As I say, I fell in love with a story. The story is about professional baseball and the people who play it. At its center is a man whose life was turned upside down by professional baseball, and who, miraculously, found a way to return the favor. In an effort to learn more about that man, and the revolution he was inspiring, I spent a few days with J. P. Ricciardi, the general manager of the Toronto Blue Jays. Ricciardi had worked with Billy Beane in Oakland, and was now having a ball tearing down and rebuilding his new team along the same radical lines as the Oakland A’s. Ridiculed at first, Ricciardi had, by the time I met him, earned the respect of even the crustiest of the old baseball writers. By the end of the 2002 season, the big fear in Toronto was that he would bolt town for the job that had been offered to him to run the Boston Red Sox, who now said that they, too, wished to reinvent their organization in the image of the Oakland A’s.

It was at a Red Sox game that I tried to tempt Ricciardi into a self-serving conversation. Months before he had said to me, and with some insistence, that there was a truly astonishing discrepancy between Billy Beane and every other general manager in the game. He’d raised one hand as high as he could and lowered the other as low as he could and said, “Billy is up here and everyone else is down here.” Now, as we sat watching the Boston Red Sox lose to his brand-new Blue Jays, I asked Ricciardi if he was willing to entertain the possibility that he was as good at this strange business of running a baseball team as the man he’d left behind in Oakland. He just laughed at me. There was no question that Billy was the best in the game. The question was why.

Chapter

I

The Curse of Talent

Whom the gods wish to destroy they first call promising.

—Cyril Connolly, Enemies of Promise

The first thing they always did was run you. When big league scouts road-tested a group of elite amateur prospects, foot speed was the first item they checked off their lists. The scouts actually carried around checklists. “Tools” is what they called the talents they were checking for in a kid. There were five tools: the abilities to run, throw, field, hit, and hit with power.
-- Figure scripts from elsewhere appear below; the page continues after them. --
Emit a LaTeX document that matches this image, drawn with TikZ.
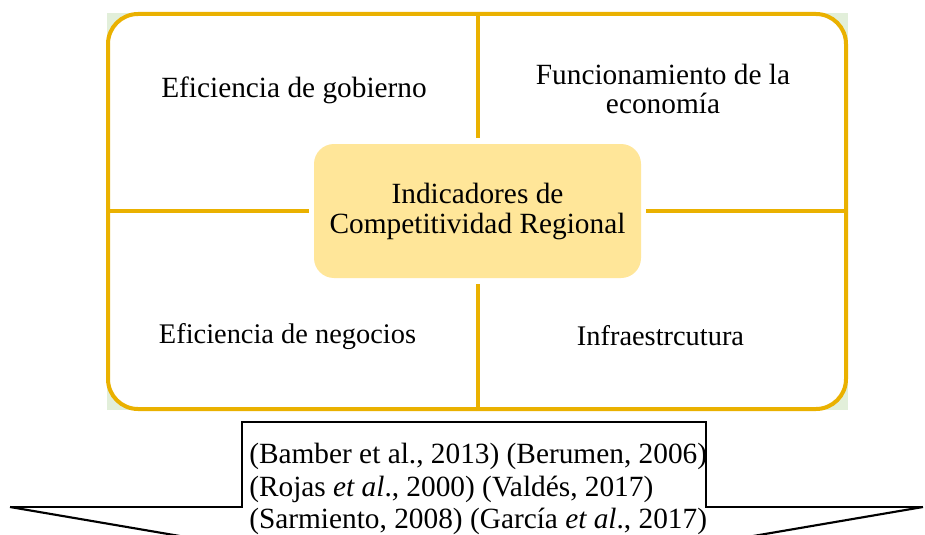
\documentclass[tikz,border=0pt]{standalone}
\usepackage{fontspec}
\setmainfont{Liberation Serif}
\definecolor{gold}{RGB}{234,177,0}
\definecolor{bggreen}{RGB}{226,239,218}
\definecolor{boxfill}{RGB}{255,230,153}
\tikzset{
  frameline/.style={draw=gold, line width=3pt},
  label/.style={inner sep=0pt, align=center},
  smalllabel/.style={label, font=\fontsize{21.3}{22}\selectfont},
  calloutline/.style={draw=black, line width=1.6pt, line join=miter},
}
\begin{document}
\begin{tikzpicture}[x=0.75pt, y=-0.75pt, font=\fontsize{22}{22}\selectfont]
\useasboundingbox (0,0) rectangle (925,535);
\fill[bggreen] (107,13) rectangle (848,410);
\node[frameline, fill=white, rectangle, rounded corners=22.5pt, minimum width=553.5pt, minimum height=296.25pt, inner sep=0pt] (frame) at (477,211.5) {};
\node[rectangle, fill=boxfill, rounded corners=15pt, minimum width=245.25pt, minimum height=100.5pt, inner sep=0pt, align=center] (center) at (477.5,211) {Indicadores de\\[0.5pt]Competitividad Regional};
\draw[frameline, shorten >=4.5pt] (frame.north -| center.north) -- (center.north);
\draw[frameline, shorten >=4.5pt] (frame.south -| center.south) -- (center.south);
\draw[frameline, shorten >=3.75pt] (frame.west |- center.west) -- (center.west);
\draw[frameline, shorten >=3.75pt] (frame.east |- center.east) -- (center.east);
\node[label] (gob) at (294,90) {Eficiencia de gobierno};
\node[label] (eco) at (663,89) {Funcionamiento de la\\economía};
\node[smalllabel] (neg) at (287.5,337) {Eficiencia de negocios};
\node[smalllabel] (inf) at (660.5,336) {Infraestrcutura};
\begin{scope}
\clip (0,0) rectangle (925,535);
\coordinate (cl) at (10,507);
\coordinate (cr) at (923,507);
\coordinate (tip) at (466.5,585);
\draw[calloutline] (cl) -- (242,507) -- (242,422) -- (706,422) -- (706,507) -- (cr);
\draw[calloutline] (cl) -- (tip) -- (cr);
\end{scope}
\node[inner sep=0pt, align=left, anchor=west, font=\fontsize{22}{24.4}\selectfont] (refs) at (249,489) {(Bamber et al., 2013) (Berumen, 2006)\\(Rojas \textit{et al}., 2000) (Valdés, 2017)\\(Sarmiento, 2008) (García \textit{et al}., 2017)};
\end{tikzpicture}
\end{document}
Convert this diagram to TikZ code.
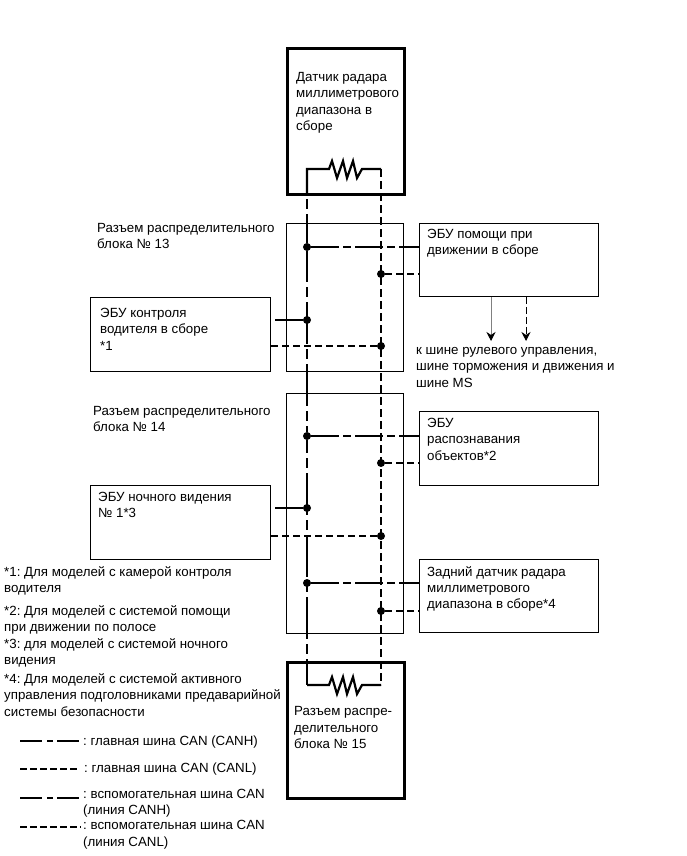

A guy who could run had “wheels”; a guy with a strong arm had “a hose.” Scouts spoke the language of auto mechanics. You could be forgiven, if you listened to them, for thinking they were discussing sports cars and not young men.

On this late spring day in San Diego several big league teams were putting a group of prospects through their paces. If the feeling in the air was a bit more tense than it used to be, that was because it was 1980. The risks in drafting baseball players had just risen. A few years earlier, professional baseball players had been granted free agency by a court of law, and, after about two seconds of foot-shuffling, baseball owners put prices on players that defied the old commonsensical notions of what a baseball player should be paid. Inside of four years, the average big league salary had nearly tripled, from about $52,000 to almost $150,000 a year. The new owner of the New York Yankees, George Steinbrenner, had paid $10 million for the entire team in 1973; in 1975, he paid $3.75 million for baseball’s first modern free agent, Catfish Hunter. A few years ago no one thought twice about bad calls on prospects. But what used to be a thousand-dollar mistake was rapidly becoming a million-dollar one.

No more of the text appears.